There were around two hundred Seals squabbling, sleeping, stretching and scratching on the beach at Horsey. They howled like wolves and stank of bitumen, fish oil and fox. I loved the smell. The air was so pungent you could taste its earthy saltiness and it hung around on our clothes when we left. We watched from the bank, kept at a safe distance by a line of blue rope. A couple of Seal pups had hauled themselves up the steep slope and lounged nervously just beyond the boundary line. They had obviously had enough of the sea’s battering and chose to face the terror of humans with dogs instead.
It was bitterly cold, wild and beautiful throughout our winter break in Norfolk. We had to do an emergency shop to buy our Collie a smart thermal-lined coat which was, acording to the label, a Danish design.

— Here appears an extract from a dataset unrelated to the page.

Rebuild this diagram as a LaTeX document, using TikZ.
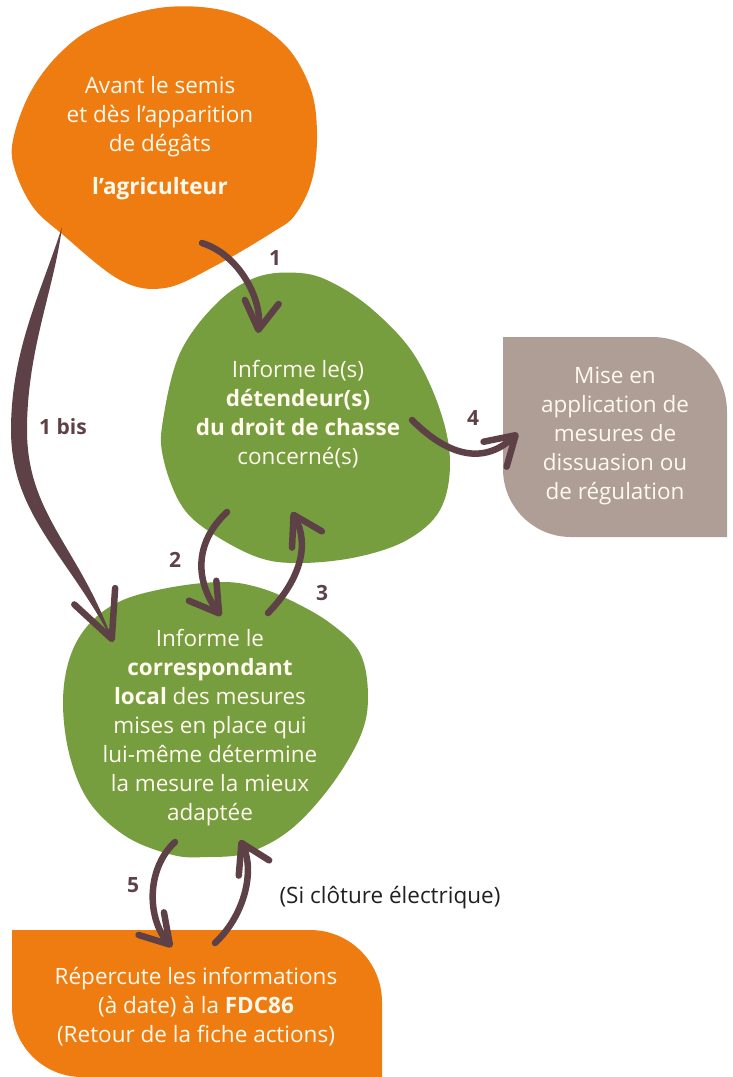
\documentclass[tikz,border=0pt]{standalone}
\usepackage{fontspec}
\setmainfont{Open Sans}
\usetikzlibrary{arrows.meta}
\definecolor{orangec}{HTML}{EF7C10}
\definecolor{greenc}{HTML}{769D3E}
\definecolor{greyc}{HTML}{AF9E96}
\definecolor{arrowc}{HTML}{5E4147}
\definecolor{textc}{HTML}{FFF9EE}
\definecolor{darkc}{HTML}{231F20}
\begin{document}
\begin{tikzpicture}[x=1pt,y=-1pt,
  wt/.style={text=textc, font=\fontsize{22.5}{29}\selectfont, align=center, inner sep=0pt},
  lab/.style={text=arrowc, font=\fontsize{21}{25}\selectfont\bfseries, inner sep=0pt},
  arr/.style={draw=arrowc, line width=6.5pt, line cap=round,
    -{Straight Barb[round, length=28pt, width=34pt]}},
  bigtip/.style={draw=arrowc, line width=6.5pt, line cap=round,
    -{Straight Barb[round, length=46pt, width=44pt]}}]
\useasboundingbox (0,0) rectangle (732,1077);

% orange blob (agriculteur)
\fill[orangec] plot[smooth cycle, tension=0.6] coordinates {
  (167,7) (233,13) (283,43) (310,87) (317,133) (312,180) (295,215) (273,232)
  (215,266) (165,288) (120,280) (62,234) (33,207) (15,170) (13,140) (30,93)
  (60,53) (100,25)};
% green blob 1
\fill[greenc] plot[smooth cycle, tension=0.6] coordinates {
  (300,273) (333,283) (373,310) (413,353) (440,410) (450,463) (440,510)
  (407,540) (357,557) (300,563) (257,557) (207,530) (180,503) (163,457)
  (163,420) (180,353) (217,303) (257,277)};
% green blob 2
\fill[greenc] plot[smooth cycle, tension=0.6] coordinates {
  (223,582) (257,587) (290,600) (330,623) (360,653) (368,697) (360,737)
  (330,787) (290,830) (247,853) (207,857) (173,855) (127,837) (90,803)
  (70,757) (63,703) (70,657) (90,623) (123,600) (173,587)};
% grey box
\fill[greyc] (503,337) -- (652,337) .. controls (693.4,337) and (727,370.6) .. (727,412)
  -- (727,537) -- (571,537) .. controls (533.4,537) and (503,506.6) .. (503,469) -- cycle;
% bottom orange box
\fill[orangec] (12,930) -- (310,930) .. controls (349.8,930) and (382,962.2) .. (382,1002)
  -- (382,1077) -- (82,1077) .. controls (43.3,1077) and (12,1045.7) .. (12,1007) -- cycle;

% texts
\node[wt] (agri) at (160,138) {Avant le semis\\et dès l’apparition\\de dégâts\\[14pt]\textbf{l’agriculteur}};
\node[wt] (det) at (298,414) {Informe le(s)\\\textbf{détendeur(s)}\\\textbf{du droit de chasse}\\concerné(s)};
\node[wt] (mise) at (615,436) {Mise en\\application de\\mesures de\\dissuasion ou\\de régulation};
\node[wt] (corr) at (210,728) {Informe le\\\textbf{correspondant}\\\textbf{local} des mesures\\mises en place qui\\lui-même détermine\\la mesure la mieux\\adaptée};
\node[wt] (fdc) at (196,1007) {Répercute les informations\\(à date) à la \textbf{FDC86}\\(Retour de la fiche actions)};
\node[text=darkc, font=\fontsize{22.5}{25}\selectfont, inner sep=0pt] (clot) at (390,898) {(Si clôture électrique)};

% labels
\node[lab] (l1) at (275,258) {1};
\node[lab] (l1b) at (63,427) {1 bis};
\node[lab] (l2) at (175,560) {2};
\node[lab] (l3) at (322,593) {3};
\node[lab] (l4) at (473,418) {4};
\node[lab] (l5) at (133,885) {5};

% arrow end points
\coordinate (a1s) at (202,243); \coordinate (a1e) at (258,333);
\coordinate (a4s) at (412,420); \coordinate (a4e) at (518,433);
\coordinate (a2s) at (227,512); \coordinate (a2e) at (221,616);
\coordinate (a3s) at (268,613); \coordinate (a3e) at (292,512);
\coordinate (a5s) at (175,842); \coordinate (a5e) at (172,947);
\coordinate (a6s) at (215,943); \coordinate (a6e) at (240,840);
\coordinate (bs) at (62,227); \coordinate (be) at (113,642);
\coordinate (bpre) at (109,632);

% arrows
\draw[arr] (a1s) .. controls (240,255) and (262,300) .. (a1e);
\draw[arr] (a4s) .. controls (440,448) and (478,470) .. (a4e);
\draw[arr] (a2s) .. controls (192,545) and (197,583) .. (a2e);
\draw[arr] (a3s) .. controls (300,580) and (310,545) .. (a3e);
\draw[arr] (a5s) .. controls (145,870) and (148,920) .. (a5e);
\draw[arr] (a6s) .. controls (245,915) and (255,870) .. (a6e);
% 1 bis tapered arrow
\fill[arrowc] (bs) .. controls (42,290) and (11,350) .. (11,430)
  .. controls (11,515) and (68,555) .. (be)
  .. controls (80,548) and (27,515) .. (27,430)
  .. controls (27,350) and (54,290) .. (bs) -- cycle;
\draw[bigtip] (bpre) -- (be);
\end{tikzpicture}
\end{document}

When the sea is stormy around the North Norfolk coast, the cliffs fall and ancient treasures are revealed. I am an avid fossil and flint tool hunter and know there will be good stuff to find when this happens, but there is tragedy too. A lifeless Porpoise and some Seals were tossed back and forth along the sandy shoreline by the drag and push of the waves. One was only a few months old. There was another barely alive pup on the boat slipway that had managed to drag itself out of the carnage. The Seal rescue team had been contacted. I so hope they saved it.
I don’t feel the cold when I’m searching and let it catch up with me later. The cliff had freshly collapsed in places where the sea had raged and that’s where I search, but it is dangerous and could fall again at any moment. Running away, across deep piled-up pebbles, from a landslide would be fraught and probably impossible, but I love that element too. The beach is lonely and the rawness of the savage sea blows all the nonsense away and I forget everything but my lust for a piece of fossil bone or flint, fashioned by one of the hominins who pre-dated the Neanderthals.
I did find some good stuff. A Lower Palaeolithic struck flake in the distinctive and most beautiful black glossy patina that comes from the Cromer Forest Bed. This would have been knapped by my hero, homo heidelbergensis, over half a million years ago.
I also found a lovely fragment of fossilised bone, possibly deer, also part of a sea urchin which was beautifully detailed. Another of my favourite finds was a pristine and complete Belemnite fossil that would have been alive 70 to 100 million years ago. They are the bullet-shaped inner shell guard of an extinct squid-like creature and can be found locally in the Brickhills too, but these are never as stunning as the one I gathered from West Runton. It was fresh from the chalk layer which was formed when the dinosaurs roamed. To find one with its hollow part still intact is very rare, but best of all was the surface pattern that looked like minute roses from flocked wallpaper. Oh how I wish I were still out there searching on the beach for more fossil bounty.